[JOB] Output the material beneath this task exactly, images excluded.

--------------------

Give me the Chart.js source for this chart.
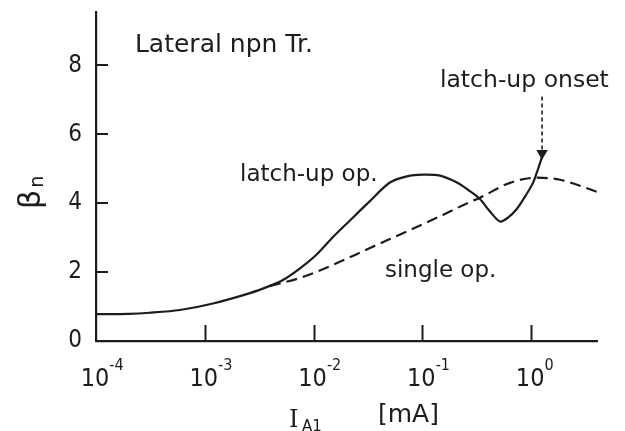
<!DOCTYPE html>
<html>
<head>
<meta charset="utf-8">
<script src="https://cdn.jsdelivr.net/npm/chart.js@4"></script>
<style>
  html, body { margin: 0; padding: 0; background: #fff; }
  #wrap { width: 625px; height: 431px; }
</style>
</head>
<body>
<div id="wrap"><canvas id="chart" width="625" height="431"></canvas></div>
<script>
// ─── Data ─────────────────────────────────────────────────────────────────────

// latch-up operation (solid curve): I_A1 [mA] and beta_n
const latchX = [0.0001, 0.0002, 0.00031, 0.00059, 0.00119, 0.0026, 0.00397, 0.00523, 0.0075,
                0.01074, 0.01508, 0.0216, 0.031, 0.0503, 0.0721, 0.1014, 0.1452, 0.208, 0.2624,
                0.338, 0.418, 0.516, 0.612, 0.74, 0.89, 1.04, 1.15, 1.26];
const latchY = [0.78, 0.79, 0.82, 0.90, 1.09, 1.39, 1.60, 1.77, 2.11,
                2.52, 3.02, 3.50, 3.98, 4.60, 4.78, 4.83, 4.80, 4.60, 4.39,
                4.12, 3.76, 3.47, 3.58, 3.84, 4.22, 4.59, 4.97, 5.35];

// single operation (dashed curve)
const singleX = [0.00397, 0.0075, 0.01508, 0.033, 0.0721, 0.1545, 0.2624, 0.338, 0.638, 1.13, 1.84, 4.03];
const singleY = [1.60, 1.83, 2.21, 2.70, 3.18, 3.66, 4.01, 4.16, 4.59, 4.74, 4.68, 4.33];

// "latch-up onset" pointer
const onsetX = [1.26, 1.26];
const onsetY = [7.1, 5.45];

// axes
const xTicks = [1e-4, 1e-3, 1e-2, 1e-1, 1];
const xTickExp = ['-4', '-3', '-2', '-1', '0'];
const yTicks = [0, 2, 4, 6, 8];
const xMin = 1e-4, xMax = 4.03;
const yMin = 0, yMax = 9.55;

// ─── Style ────────────────────────────────────────────────────────────────────

const INK = '#1c1c1c';
const FONT = "'DejaVu Sans', sans-serif";
const NARROW = "'DejaVu Sans Condensed', 'DejaVu Sans', sans-serif";

const toPoints = (xs, ys) => xs.map((x, i) => ({ x, y: ys[i] }));

// text annotations, anchored in data coordinates (left, baseline)
const notes = [
  { text: 'Lateral npn Tr.', x: 0.000228, y: 8.40, size: 25 },
  { text: 'latch-up op.', x: 0.00211, y: 4.65, size: 23 },
  { text: 'single op.', x: 0.0453, y: 1.86, size: 23 },
  { text: 'latch-up onset', x: 0.145, y: 7.38, size: 23.5 },
];

// ─── Plugin: inward ticks, decade labels, axis titles, notes ─────────────────

const figurePlugin = {
  id: 'figure',
  afterDraw(chart) {
    const { ctx, scales: { x, y } } = chart;
    const x0 = x.getPixelForValue(xMin);
    const y0 = y.getPixelForValue(0);

    ctx.save();
    ctx.strokeStyle = INK;
    ctx.fillStyle = INK;
    ctx.lineWidth = 2;

    // tick marks pointing into the plot
    xTicks.slice(1).forEach(v => {
      const px = Math.round(x.getPixelForValue(v)) + 0.5;
      ctx.beginPath(); ctx.moveTo(px, y0); ctx.lineTo(px, y0 - 16); ctx.stroke();
    });
    yTicks.slice(1).forEach(v => {
      const py = Math.round(y.getPixelForValue(v));
      ctx.beginPath(); ctx.moveTo(x0, py); ctx.lineTo(x0 + 12, py); ctx.stroke();
    });

    // decade labels 10^n
    xTicks.forEach((v, i) => {
      const px = x.getPixelForValue(v);
      ctx.font = `25px ${NARROW}`;
      ctx.textAlign = 'center';
      ctx.textBaseline = 'alphabetic';
      ctx.fillText('10', px - 1, 386);
      const w = ctx.measureText('10').width;
      ctx.font = `16px ${NARROW}`;
      ctx.textAlign = 'left';
      ctx.fillText(xTickExp[i], px - 1 + w / 2, 370);
    });

    // x axis title: I_A1  [mA]
    ctx.textAlign = 'left';
    ctx.font = `24px 'DejaVu Serif', serif`;
    ctx.fillText('I', 289, 427);
    ctx.font = `15px ${FONT}`;
    ctx.fillText('A1', 302, 431);
    ctx.font = `25px ${FONT}`;
    ctx.fillText('[mA]', 378, 422);

    // y axis title: beta_n, rotated
    ctx.save();
    ctx.translate(40, 209);
    ctx.rotate(-Math.PI / 2);
    ctx.font = `30px ${FONT}`;
    ctx.fillText('β', 0, 0);
    const bw = ctx.measureText('β').width;
    ctx.font = `19px ${FONT}`;
    ctx.fillText('n', bw + 2, 3);
    ctx.restore();

    // notes
    notes.forEach(n => {
      ctx.font = `${n.size}px ${FONT}`;
      ctx.fillText(n.text, x.getPixelForValue(n.x), y.getPixelForValue(n.y));
    });

    ctx.restore();
  }
};

// ─── Chart ────────────────────────────────────────────────────────────────────

new Chart(document.getElementById('chart'), {
  type: 'line',
  data: {
    datasets: [
      {
        label: 'latch-up op.',
        data: toPoints(latchX, latchY),
        borderColor: INK,
        borderWidth: 2.2,
        pointRadius: 0,
        tension: 0.3,
      },
      {
        label: 'single op.',
        data: toPoints(singleX, singleY),
        borderColor: INK,
        borderWidth: 2.2,
        borderDash: [11, 6],
        pointRadius: 0,
        cubicInterpolationMode: 'monotone',
      },
      {
        label: 'latch-up onset',
        data: toPoints(onsetX, onsetY),
        borderColor: INK,
        borderWidth: 1.6,
        borderDash: [4, 3],
        pointStyle: 'triangle',
        pointRotation: 180,
        pointRadius: [0, 5],
        pointBackgroundColor: INK,
        pointBorderColor: INK,
        tension: 0,
      },
    ]
  },
  options: {
    responsive: false,
    animation: false,
    events: [],
    layout: { padding: { top: 12, right: 28, left: 0, bottom: 0 } },
    plugins: {
      legend: { display: false },
      tooltip: { enabled: false },
    },
    scales: {
      x: {
        type: 'logarithmic',
        min: xMin,
        max: xMax,
        grid: { display: false, drawTicks: false },
        border: { display: true, color: INK, width: 2.2 },
        ticks: { display: false },
        afterBuildTicks: s => { s.ticks = xTicks.map(value => ({ value })); },
        afterFit: s => { s.height = 90; s.paddingLeft = 0; s.paddingRight = 0; },
      },
      y: {
        type: 'linear',
        min: yMin,
        max: yMax,
        grid: { display: false, drawTicks: false },
        border: { display: true, color: INK, width: 2.2 },
        ticks: {
          color: INK,
          padding: 14,
          font: { family: NARROW, size: 24 },
        },
        afterBuildTicks: s => { s.ticks = yTicks.map(value => ({ value })); },
        afterFit: s => { s.width = 96; s.paddingTop = 0; s.paddingBottom = 0; },
      },
    }
  },
  plugins: [figurePlugin]
});
</script>
</body>
</html>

--------------------

[RESPONSE]
Give me the Chart.js source for this chart.
<!DOCTYPE html>
<html>
<head>
<meta charset="utf-8">
<script src="https://cdn.jsdelivr.net/npm/chart.js@4"></script>
<style>
  html, body { margin: 0; padding: 0; background: #fff; }
  #wrap { width: 625px; height: 431px; }
</style>
</head>
<body>
<div id="wrap"><canvas id="chart" width="625" height="431"></canvas></div>
<script>
// ─── Data ─────────────────────────────────────────────────────────────────────

// latch-up operation (solid curve): I_A1 [mA] and beta_n
const latchX = [0.0001, 0.0002, 0.00031, 0.00059, 0.00119, 0.0026, 0.00397, 0.00523, 0.0075,
                0.01074, 0.01508, 0.0216, 0.031, 0.0503, 0.0721, 0.1014, 0.1452, 0.208, 0.2624,
                0.338, 0.418, 0.516, 0.612, 0.74, 0.89, 1.04, 1.15, 1.26];
const latchY = [0.78, 0.79, 0.82, 0.90, 1.09, 1.39, 1.60, 1.77, 2.11,
                2.52, 3.02, 3.50, 3.98, 4.60, 4.78, 4.83, 4.80, 4.60, 4.39,
                4.12, 3.76, 3.47, 3.58, 3.84, 4.22, 4.59, 4.97, 5.35];

// single operation (dashed curve)
const singleX = [0.00397, 0.0075, 0.01508, 0.033, 0.0721, 0.1545, 0.2624, 0.338, 0.638, 1.13, 1.84, 4.03];
const singleY = [1.60, 1.83, 2.21, 2.70, 3.18, 3.66, 4.01, 4.16, 4.59, 4.74, 4.68, 4.33];

// "latch-up onset" pointer
const onsetX = [1.26, 1.26];
const onsetY = [7.1, 5.45];

// axes
const xTicks = [1e-4, 1e-3, 1e-2, 1e-1, 1];
const xTickExp = ['-4', '-3', '-2', '-1', '0'];
const yTicks = [0, 2, 4, 6, 8];
const xMin = 1e-4, xMax = 4.03;
const yMin = 0, yMax = 9.55;

// ─── Style ────────────────────────────────────────────────────────────────────

const INK = '#1c1c1c';
const FONT = "'DejaVu Sans', sans-serif";
const NARROW = "'DejaVu Sans Condensed', 'DejaVu Sans', sans-serif";

const toPoints = (xs, ys) => xs.map((x, i) => ({ x, y: ys[i] }));

// text annotations, anchored in data coordinates (left, baseline)
const notes = [
  { text: 'Lateral npn Tr.', x: 0.000228, y: 8.40, size: 25 },
  { text: 'latch-up op.', x: 0.00211, y: 4.65, size: 23 },
  { text: 'single op.', x: 0.0453, y: 1.86, size: 23 },
  { text: 'latch-up onset', x: 0.145, y: 7.38, size: 23.5 },
];

// ─── Plugin: inward ticks, decade labels, axis titles, notes ─────────────────

const figurePlugin = {
  id: 'figure',
  afterDraw(chart) {
    const { ctx, scales: { x, y } } = chart;
    const x0 = x.getPixelForValue(xMin);
    const y0 = y.getPixelForValue(0);

    ctx.save();
    ctx.strokeStyle = INK;
    ctx.fillStyle = INK;
    ctx.lineWidth = 2;

    // tick marks pointing into the plot
    xTicks.slice(1).forEach(v => {
      const px = Math.round(x.getPixelForValue(v)) + 0.5;
      ctx.beginPath(); ctx.moveTo(px, y0); ctx.lineTo(px, y0 - 16); ctx.stroke();
    });
    yTicks.slice(1).forEach(v => {
      const py = Math.round(y.getPixelForValue(v));
      ctx.beginPath(); ctx.moveTo(x0, py); ctx.lineTo(x0 + 12, py); ctx.stroke();
    });

    // decade labels 10^n
    xTicks.forEach((v, i) => {
      const px = x.getPixelForValue(v);
      ctx.font = `25px ${NARROW}`;
      ctx.textAlign = 'center';
      ctx.textBaseline = 'alphabetic';
      ctx.fillText('10', px - 1, 386);
      const w = ctx.measureText('10').width;
      ctx.font = `16px ${NARROW}`;
      ctx.textAlign = 'left';
      ctx.fillText(xTickExp[i], px - 1 + w / 2, 370);
    });

    // x axis title: I_A1  [mA]
    ctx.textAlign = 'left';
    ctx.font = `24px 'DejaVu Serif', serif`;
    ctx.fillText('I', 289, 427);
    ctx.font = `15px ${FONT}`;
    ctx.fillText('A1', 302, 431);
    ctx.font = `25px ${FONT}`;
    ctx.fillText('[mA]', 378, 422);

    // y axis title: beta_n, rotated
    ctx.save();
    ctx.translate(40, 209);
    ctx.rotate(-Math.PI / 2);
    ctx.font = `30px ${FONT}`;
    ctx.fillText('β', 0, 0);
    const bw = ctx.measureText('β').width;
    ctx.font = `19px ${FONT}`;
    ctx.fillText('n', bw + 2, 3);
    ctx.restore();

    // notes
    notes.forEach(n => {
      ctx.font = `${n.size}px ${FONT}`;
      ctx.fillText(n.text, x.getPixelForValue(n.x), y.getPixelForValue(n.y));
    });

    ctx.restore();
  }
};

// ─── Chart ────────────────────────────────────────────────────────────────────

new Chart(document.getElementById('chart'), {
  type: 'line',
  data: {
    datasets: [
      {
        label: 'latch-up op.',
        data: toPoints(latchX, latchY),
        borderColor: INK,
        borderWidth: 2.2,
        pointRadius: 0,
        tension: 0.3,
      },
      {
        label: 'single op.',
        data: toPoints(singleX, singleY),
        borderColor: INK,
        borderWidth: 2.2,
        borderDash: [11, 6],
        pointRadius: 0,
        cubicInterpolationMode: 'monotone',
      },
      {
        label: 'latch-up onset',
        data: toPoints(onsetX, onsetY),
        borderColor: INK,
        borderWidth: 1.6,
        borderDash: [4, 3],
        pointStyle: 'triangle',
        pointRotation: 180,
        pointRadius: [0, 5],
        pointBackgroundColor: INK,
        pointBorderColor: INK,
        tension: 0,
      },
    ]
  },
  options: {
    responsive: false,
    animation: false,
    events: [],
    layout: { padding: { top: 12, right: 28, left: 0, bottom: 0 } },
    plugins: {
      legend: { display: false },
      tooltip: { enabled: false },
    },
    scales: {
      x: {
        type: 'logarithmic',
        min: xMin,
        max: xMax,
        grid: { display: false, drawTicks: false },
        border: { display: true, color: INK, width: 2.2 },
        ticks: { display: false },
        afterBuildTicks: s => { s.ticks = xTicks.map(value => ({ value })); },
        afterFit: s => { s.height = 90; s.paddingLeft = 0; s.paddingRight = 0; },
      },
      y: {
        type: 'linear',
        min: yMin,
        max: yMax,
        grid: { display: false, drawTicks: false },
        border: { display: true, color: INK, width: 2.2 },
        ticks: {
          color: INK,
          padding: 14,
          font: { family: NARROW, size: 24 },
        },
        afterBuildTicks: s => { s.ticks = yTicks.map(value => ({ value })); },
        afterFit: s => { s.width = 96; s.paddingTop = 0; s.paddingBottom = 0; },
      },
    }
  },
  plugins: [figurePlugin]
});
</script>
</body>
</html>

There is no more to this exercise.